To be able to enjoy this mini-policy coverage, Mr TAN would have to pay a reinstatement charge, which can range from $60 to $100, depending on his vehicle’s make & model. If he paid this reinstatement charge, he would have the mini-policy to cover him again, ie from 11 Mar 2005 to 31 Dec 2005 (the remaining period of the policy), he can claim for any windscreen damage without affecting his NCD or paying the main policy excess.

Q: Is there any limit on the windscreen claim?

A: That depends on what is specified in the policy. For most policies, the coverage is on market value or full value basis. The means the insurer is obligated to pay whatever is the market value of the cost of replacement.

However, in some cases, the insurer may specify a limit, eg $1,000. This means that any claim should NOT exceed $1,000. If the cost of repair of the windscreen is $1,300, the insurer would pay to its limit of $1,000. The insured would have to foot the rest.

Q: When should I choose to pay reinstatement for coverage?

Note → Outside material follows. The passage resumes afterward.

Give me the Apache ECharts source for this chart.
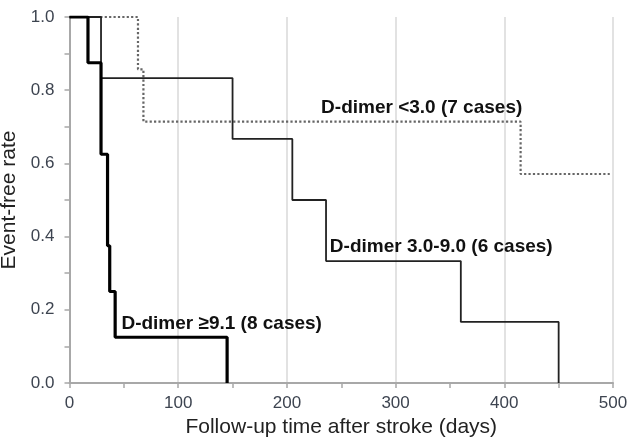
<!DOCTYPE html>
<html>
<head>
<meta charset="utf-8">
<script src="https://cdn.jsdelivr.net/npm/echarts@6/dist/echarts.min.js"></script>
<style>html,body{margin:0;padding:0;background:#fff}#c{width:630px;height:445px}</style>
</head>
<body>
<div id="c"></div>
<script>
// Kaplan-Meier points [days, event-free rate]; step drawn by the library
const lowGroup = [[0,1],[63,0.857],[68,0.714],[415,0.571],[497,0.571]];
const midGroup = [[0,1],[29,0.833],[150,0.667],[205,0.5],[236,0.333],[360,0.167],[450,0]];
const highGroup = [[0,1],[17,0.875],[29,0.625],[35,0.375],[37,0.25],[42,0.125],[145,0]];
const groupNames = ['D-dimer <3.0 (7 cases)','D-dimer 3.0-9.0 (6 cases)','D-dimer \u22659.1 (8 cases)'];
const labelAnchors = [[324,0.752],[342,0.372],[140,0.161]];
const xTicks = [0,100,200,300,400,500];
const yTicks = [0,0.2,0.4,0.6,0.8,1.0];

const chart = echarts.init(document.getElementById('c'));
const font = 'Liberation Sans, Arial, sans-serif';
function mk(i){
  return {
    symbol:'rect', symbolSize:1, silent:true,
    itemStyle:{color:'rgba(0,0,0,0)'},
    data:[{coord:labelAnchors[i]}],
    label:{show:true, position:'inside', formatter:groupNames[i], fontFamily:font,
      fontWeight:'bold', fontSize:19, color:'#111'}
  };
}
chart.setOption({
  animation:false,
  grid:{left:69.5, right:17, top:17, bottom:62, containLabel:false, outerBoundsMode:'none'},
  xAxis:{type:'value', min:xTicks[0], max:xTicks[xTicks.length-1], interval:100,
    name:'Follow-up time after stroke (days)', nameLocation:'middle', nameGap:32,
    nameTextStyle:{fontFamily:font, fontSize:21, color:'#222'},
    axisLine:{show:true, lineStyle:{color:'#a8a8a8', width:2}},
    axisTick:{show:true, length:5, lineStyle:{color:'#a8a8a8', width:1.5}},
    minorTick:{show:true, splitNumber:2, length:5, lineStyle:{color:'#a8a8a8', width:1.5}},
    axisLabel:{fontFamily:font, fontSize:17, color:'#3d4450', margin:12},
    splitLine:{show:true, lineStyle:{color:'#d8d8d8', width:1.5}}
  },
  yAxis:{type:'value', min:yTicks[0], max:yTicks[yTicks.length-1], interval:0.2,
    name:'Event-free rate', nameLocation:'middle', nameGap:49,
    nameTextStyle:{fontFamily:font, fontSize:21, color:'#222'},
    axisLine:{show:true, lineStyle:{color:'#a8a8a8', width:2}},
    axisTick:{show:true, length:5, lineStyle:{color:'#a8a8a8', width:1.5}},
    minorTick:{show:true, splitNumber:2, length:5, lineStyle:{color:'#a8a8a8', width:1.5}},
    axisLabel:{fontFamily:font, fontSize:17, color:'#3d4450', margin:15,
      formatter:v=>v.toFixed(1)},
    splitLine:{show:false}
  },
  series:[
    {name:groupNames[0], type:'line', step:'end', data:lowGroup, symbol:'none',
      lineStyle:{color:'#666', width:2.2, type:'dotted'}, z:2, markPoint:mk(0)},
    {name:groupNames[1], type:'line', step:'end', data:midGroup, symbol:'none',
      lineStyle:{color:'#222', width:1.8}, z:3, markPoint:mk(1)},
    {name:groupNames[2], type:'line', step:'end', data:highGroup, symbol:'none',
      lineStyle:{color:'#000', width:3.2}, z:4, markPoint:mk(2)}
  ]
});
</script>
</body>
</html>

A: If the remaining period of the policy is short (using the above example, if the windscreen damage occurred on 1 Dec 2005), you may just wish to save on the reinstatement charge but do note that if any windscreen damage does occur during this period, there is no mini-policy to cover you. Usually, when the main policy is renewed, you get the windscreen coverage again!

Q: What about the coverage for sun-roof?

A: In the case of your sun-roof, you may opt to buy additional coverage if you want to also cover it in a similar way, ie the mini-policy concept. By default**, the policy does not have such a additional coverage for your sun-roof so you are covered only by the main policy, where the excess is applicable and the NCD shall be reduced upon a claim.

** not all vehicles come fitted with sun-roof, unlike windscreen, so insurers do not factor this in a typical policy.

Normally, the vehicle owner would need to specify the sum insured, eg you can choose to cover the sun-roof for say $1,000. The insurer would then compute a premium for this coverage. With this coverage, the vehicle owner would be able to claim up to $1,000 to replace the sun-roof should the sun-roof be damaged. The NCD will NOT be affected and the main policy excess also will NOT apply.

After a claim, the mini-policy, once again, lapses, as in the case of windscreen described earlier. To have this mini-policy coverage again, the insured would need to pay a reinstatement charge, which is similar to that of the windscreen case.

Q: What about the coverage for moon-roof & soft-top, hard-top etc?

A: Refer to our answer for sun-roof.

Q: What about other accessories, eg hi-fi system or sports rims? Do I need to buy such coverage?

A: As long as the accessory is factory-fitted, the main policy shall cover, subject to excess and NCD reduction upon a claim.

However, if the accessory is NOT factory-fitted, then you cannot claim under the main policy. Eg the vehicle comes factory-fitted with standard rims that costs $400 and you upgraded to an expensive set of sports rims costing $1,500. In the event of damage, the insurer would be liable to pay up to $400, the value for the standard rims.

If the accessory is NOT even a standard item, ie body kit or spoiler, then the insurer would NOT be responsible to pay.

In the above cases, the vehicle owner would need purchase the additional coverage, normally by specifying a sum insured, to have these accessories covered. Upon a claim, a reinstatement charge applies, like the case of the windscreen.